In his BBC lecture last week Mervyn King, Governor of the Bank of England inferred that he had seen the banking crisis coming but had been unable to convince the government to take action. “In hindsight … we should have shouted from the rooftops … we should have tried harder”.
I have seen Mervyn King speak and he comes across as logical and capable with considerable brain power throbbing away under that urbane and calm exterior. However when you reflect on what he says not all of it hangs together quite as neatly as it first sounds.
In particular, given that the BoE is to have a central role in regulation of the financial sector in future, he continues to duck the issue of an inquiry into the part played by the BoE itself in the financial crisis. Mervyn King has neatly side stepped any suggestions of this mainly on the grounds that the bank had no direct role in regulating the financial sector at the time.
For us this is just another indication that we have not really got to the core of what went wrong to cause the global financial crisis and subsequent recession. Various proposed changes such as BoE becoming the key regulator and separation of retail from investment banking sound as though they might work. However they seem rather more “knee jerk” than based on thorough analysis and assessment of cause and effect. In particular we don’t think the “people factor” has been examined thoroughly.
The flaw in the machine
There is a widely held but flawed belief that organisations can be operated like machines. Operate them according to the manual, pull the right levers and they will produce the results you expect. However there is one highly unreliable and unpredictable component in these machines – people. People have emotions so they do not always behave or respond as you expect.
Two of the most powerful of human emotions are fear and greed and it has long been acknowledged that these are powerful drivers of financial markets. They don’t just influence the bankers, investors and so on; they also influence politicians and governments. Politicians were more than happy to let the credit dance go on because they believed voters would give them the credit for choosing the music.
We believe a more thorough study of the behaviours, both within BoE and elsewhere is needed before a really robust solution for preventing or at least containing future financial crises can be devised.

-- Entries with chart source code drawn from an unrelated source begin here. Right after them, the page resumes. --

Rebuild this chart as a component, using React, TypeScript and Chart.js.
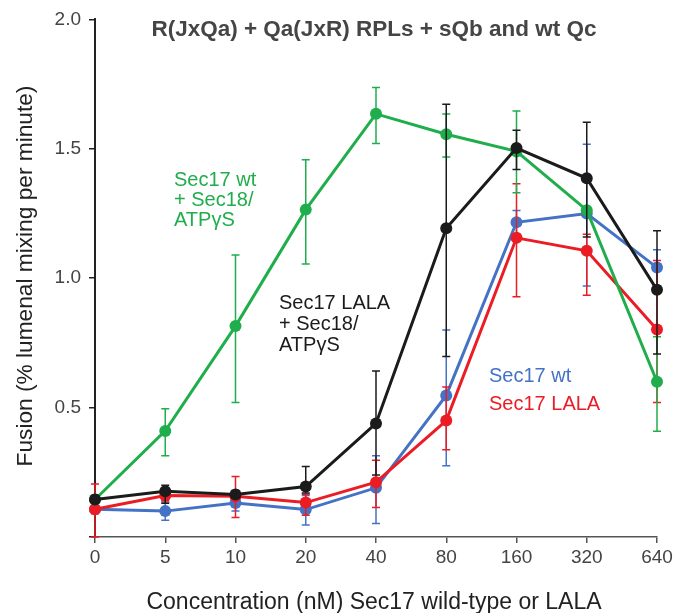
import React, { useEffect, useRef } from 'react';
import { Chart, registerables } from 'chart.js';

Chart.register(...registerables);

const categories = ['0', '5', '10', '20', '40', '80', '160', '320', '640'];

const greenValues = [0.145, 0.41, 0.815, 1.265, 1.635, 1.556, 1.49, 1.263, 0.6];
const greenHigh = [0.145, 0.496, 1.09, 1.458, 1.737, 1.634, 1.646, 1.263, 0.774];
const greenLow = [0.145, 0.314, 0.52, 1.055, 1.52, 1.468, 1.33, 1.263, 0.409];

const blackValues = [0.145, 0.177, 0.164, 0.195, 0.439, 1.193, 1.503, 1.386, 0.955];
const blackHigh = [0.16, 0.2, 0.18, 0.272, 0.641, 1.672, 1.572, 1.603, 1.183];
const blackLow = [0.13, 0.13, 0.15, 0.17, 0.24, 0.697, 1.42, 1.159, 0.707];

const blueValues = [0.107, 0.1, 0.131, 0.106, 0.19, 0.547, 1.216, 1.25, 1.041];
const blueHigh = [0.12, 0.135, 0.155, 0.16, 0.314, 0.8, 1.262, 1.518, 1.11];
const blueLow = [0.09, 0.065, 0.1, 0.046, 0.052, 0.275, 1.17, 0.97, 0.97];

const redValues = [0.107, 0.16, 0.157, 0.133, 0.212, 0.45, 1.156, 1.106, 0.802];
const redHigh = [0.205, 0.18, 0.234, 0.165, 0.297, 0.58, 1.365, 1.17, 1.068];
const redLow = [0.0, 0.14, 0.075, 0.084, 0.114, 0.337, 0.928, 0.934, 0.52];

const GREEN = '#1fae4b';
const BLACK = '#1b1b1b';
const BLUE = '#4472c4';
const RED = '#ec1c24';

const titleText = 'R(JxQa) + Qa(JxR) RPLs + sQb and wt Qc';
const xTitle = 'Concentration (nM) Sec17 wild-type or LALA';
const yTitle = 'Fusion (% lumenal mixing per minute)';

const FONT = '"Liberation Sans", Arial, Helvetica, sans-serif';

export default function App() {
  const ref = useRef<HTMLCanvasElement>(null);

  useEffect(() => {
    const canvas = ref.current;
    if (!canvas) return;

    const errorBars = {
      id: 'errorBars',
      beforeDatasetDraw(chart: any, args: any) {
        const ds = chart.data.datasets[args.index];
        if (!ds.errHigh) return;
        const meta = chart.getDatasetMeta(args.index);
        const y = chart.scales.y;
        const c = chart.ctx;
        c.save();
        c.strokeStyle = ds.errColor || ds.borderColor;
        c.lineWidth = 1.5;
        meta.data.forEach((pt: any, i: number) => {
          const hi = ds.errHigh[i];
          const lo = ds.errLow[i];
          if (hi === lo) return;
          const yh = y.getPixelForValue(hi);
          const yl = y.getPixelForValue(lo);
          const x = pt.x;
          c.beginPath();
          c.moveTo(x, yh);
          c.lineTo(x, yl);
          c.moveTo(x - 4, yh);
          c.lineTo(x + 4, yh);
          c.moveTo(x - 4, yl);
          c.lineTo(x + 4, yl);
          c.stroke();
        });
        c.restore();
      },
    };

    const texts = {
      id: 'texts',
      afterDraw(chart: any) {
        const c = chart.ctx;
        c.save();
        c.textBaseline = 'alphabetic';
        c.fillStyle = '#454545';
        c.font = `bold 22.5px ${FONT}`;
        c.textAlign = 'center';
        c.fillText(titleText, 374, 36);

        c.fillStyle = '#222';
        c.font = `23px ${FONT}`;
        c.fillText(xTitle, 374, 609);

        c.save();
        c.translate(32, 276);
        c.rotate(-Math.PI / 2);
        c.font = `22.7px ${FONT}`;
        c.fillText(yTitle, 0, 0);
        c.restore();

        c.textAlign = 'left';
        c.font = `20px ${FONT}`;
        c.fillStyle = GREEN;
        c.fillText('Sec17 wt', 174, 186);
        c.fillText('+ Sec18/', 174, 206);
        c.fillText('ATP\u03b3S', 174, 226);

        c.fillStyle = BLACK;
        c.fillText('Sec17 LALA', 279, 309);
        c.fillText('+ Sec18/', 279, 330);
        c.fillText('ATP\u03b3S', 279, 351);

        c.fillStyle = BLUE;
        c.fillText('Sec17 wt', 489, 382);
        c.fillStyle = RED;
        c.fillText('Sec17 LALA', 489, 410);
        c.restore();
      },
    };

    const mk = (label: string, data: number[], hi: number[], lo: number[], color: string, order: number) => ({
      label,
      data,
      errHigh: hi,
      errLow: lo,
      borderColor: color,
      backgroundColor: color,
      pointBackgroundColor: color,
      pointBorderColor: color,
      pointRadius: 6,
      pointBorderWidth: 0,
      borderWidth: 3,
      tension: 0,
      order,
    });

    const chart = new Chart(canvas, {
      type: 'line',
      data: {
        labels: categories,
        datasets: [
          mk('Sec17 wt', blueValues, blueHigh, blueLow, BLUE, 4),
          mk('Sec17 LALA', redValues, redHigh, redLow, RED, 3),
          mk('Sec17 wt + Sec18/ATPγS', greenValues, greenHigh, greenLow, GREEN, 2),
          mk('Sec17 LALA + Sec18/ATPγS', blackValues, blackHigh, blackLow, BLACK, 1),
        ] as any,
      },
      options: {
        responsive: false,
        animation: false,
        layout: { padding: { left: 0, top: 14, right: 30, bottom: 0 } },
        plugins: {
          legend: { display: false },
          title: { display: false },
          tooltip: { enabled: false },
        },
        scales: {
          x: {
            type: 'category',
            offset: false,
            grid: { display: true, drawOnChartArea: false, drawTicks: true, tickLength: 6, color: '#555', lineWidth: 1.5 },
            border: { display: true, color: '#555', width: 1.5 },
            ticks: { font: { size: 19, family: FONT }, color: '#444', padding: 3, autoSkip: false, maxRotation: 0 },
            afterFit: (s: any) => { s.height = 76; },
          },
          y: {
            min: 0,
            max: 2,
            grid: { display: true, drawOnChartArea: false, drawTicks: true, tickLength: 6, color: '#222', lineWidth: 1.5 },
            border: { display: true, color: '#222', width: 2 },
            ticks: {
              stepSize: 0.5,
              font: { size: 19, family: FONT },
              color: '#444',
              padding: 8,
              callback: (v: any) => (Number(v) === 0 ? '' : Number(v).toFixed(1)),
            },
            afterFit: (s: any) => { s.width = 95; },
          },
        },
      },
      plugins: [errorBars, texts],
    } as any);

    return () => chart.destroy();
  }, []);

  return (
    <div style={{ position: 'absolute', left: 0, top: 0, width: 687, height: 613, background: '#fff' }}>
      <canvas ref={ref} width={687} height={613} style={{ display: 'block' }} />
    </div>
  );
}
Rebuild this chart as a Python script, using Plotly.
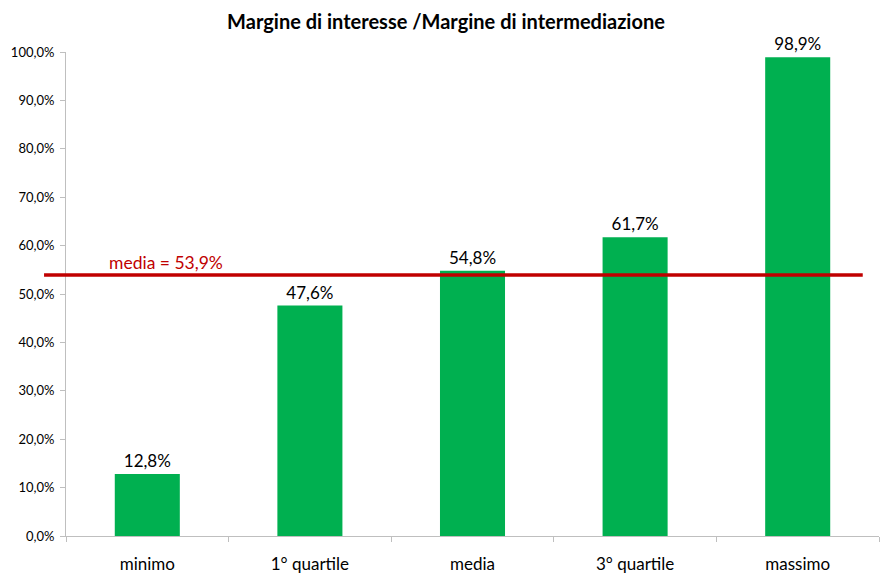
import plotly.graph_objects as go

categories = ["minimo", "1° quartile", "media", "3° quartile", "massimo"]
values = [12.8, 47.6, 54.8, 61.7, 98.9]
mean_value = 53.9
y_ticks = [0, 10, 20, 30, 40, 50, 60, 70, 80, 90, 100]
title_text = "Margine di interesse /Margine di intermediazione"
mean_label = "media = 53,9%"

FONT = "Lato, Calibri, Carlito, sans-serif"

y_ticktext = [f"{v:.1f}%".replace(".", ",") for v in y_ticks]

fig = go.Figure()
fig.add_trace(go.Bar(
    x=categories, y=values,
    marker=dict(color="#00B050", line=dict(width=0)),
    width=0.4,
    texttemplate="%{y:.1f}%",
    textposition="outside",
    textfont=dict(family=FONT, size=17, color="#000000"),
    cliponaxis=False,
    hoverinfo="skip",
))

fig.add_shape(type="line", xref="paper", yref="y",
              x0=-0.027, x1=0.980, y0=mean_value, y1=mean_value,
              line=dict(color="#C00000", width=3.5), layer="above")
fig.add_annotation(xref="paper", yref="y", x=0.051, y=mean_value,
                   text=mean_label, showarrow=False, xanchor="left", yanchor="bottom",
                   yshift=0, font=dict(family=FONT, size=17.5, color="#C00000"))

fig.update_layout(
    width=892, height=581,
    margin=dict(l=66, r=13, t=52, b=45),
    paper_bgcolor="white", plot_bgcolor="white",
    separators=",.",
    showlegend=False,
    title=dict(text="<b>" + title_text + "</b>", x=0.5, xanchor="center",
               y=0.962, yanchor="middle",
               font=dict(family=FONT, size=20, color="#000000")),
    xaxis=dict(showline=True, linecolor="#BFBFBF", linewidth=1,
               ticks="outside", tickson="boundaries", ticklen=5, tickcolor="#BFBFBF",
               tickfont=dict(family=FONT, size=17, color="#000000"),
               ticklabelstandoff=13, automargin=False,
               showgrid=False, zeroline=False),
    yaxis=dict(range=[0, 100], tickmode="array", tickvals=y_ticks, ticktext=y_ticktext,
               showline=True, linecolor="#BFBFBF", linewidth=1,
               ticks="outside", ticklen=5, tickcolor="#BFBFBF",
               tickfont=dict(family=FONT, size=13, color="#000000"),
               ticklabelstandoff=3, automargin=False,
               showgrid=False, zeroline=False),
    bargap=0.6,
)

fig.write_html("out.html")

Shareholders – even more revolting
After a third of Barclay’s shareholders refused to support the company’s remuneration report, 59% of Aviva shareholders voted against theirs, in spite of last minute concessions over directors’ pay. At Immarsat 61% of shareholders refused to back its report. Now Sly Bailey, CE of Trinity Mirror Group will step down at the end of the year. Ms Bailey has received around £14m in the nine years she has been in the job whilst Trinity’s share price dropped over 90% in the same period.
It is beginning to look as though shareholders big and small are starting to demand better performance from their directors. Perhaps now is the time for Vince Cable to nip smartly through the gap that is opening up and touch down with some legislation for binding shareholder votes on directors’ pay. Or even better if companies get ahead of the game and do this themselves.
The coalition government managed to go a whole week without tripping over its own feet. However that’s mostly politics. We are more concerned about government’s inability to deliver effectively for
UK citizens. Here are just a few examples.
HMRC sent out thousands of letters fining taxpayers for not submitting tax returns who did not need to submit tax returns. It was also reported that HMRC's response time to phone calls has increased to an average of 4 mins compared 1.5 min in 2010. In our experience anyone who gets through to HMRC in 4 minutes is on such a winning streak they should make serious investments in lottery tickets. The odds of winning are better than getting through to HMRC in 4 mins. As for the person who got through in 1.5 mins in 2010, well we'd like to meet them!
UK Border Force seems to think that the only way to prevent illegal or unwelcome visitors to the
UK is to make life miserable for
all travellers. We were told last week of a hospital paying £200 for a computer
cable that you can buy almost anywhere for £29 and being charged £800 for
moving 2 computers. There are now 33
different schemes for helping unemployed teenagers. Soon there will be enough
schemes to employ all the unemployed teenagers to help each other, job done!
It seems that just “doing something”, rather than delivering effective outcomes is seen as the primary purpose for their existence by too many government departments and agencies. Ministers talk about “efficiency” (and “efficiency savings” whatever those are). We would like to hear them using and understanding “effective”.
Got no satisfaction
Yet another study from CIPD, showing that whilst 80% of managers thought their staff were satisfied or very satisfied with them as a manager only 58% of their staff returned the compliment. CIPD, as you would expect puts this down to inadequate management training.
The word “satisfied” caught our attention. Our message to managers is never be satisfied with “satisfied”, “OK”, “not bad” and so on. Seek out dissatisfied; find out what could be better and what would be really, really good if it could be made to happen. This is the way to find those golden nuggets of opportunities to improve that will pay off for you, your staff and your business.
Any sympathy for ...?
Mark Zuckerberg founder of Facebook who will sell part of his shareholding when the company goes public and collect $1bn in the process. However it is reported he will have to pay most of this in tax. So he may be an internet genius but don't ask him for tax advice.
So that was some of the week before this week. We hope you found some of the above thought provoking and useful for you and your business. We trust you had a good weekend and hope you have a great week this week.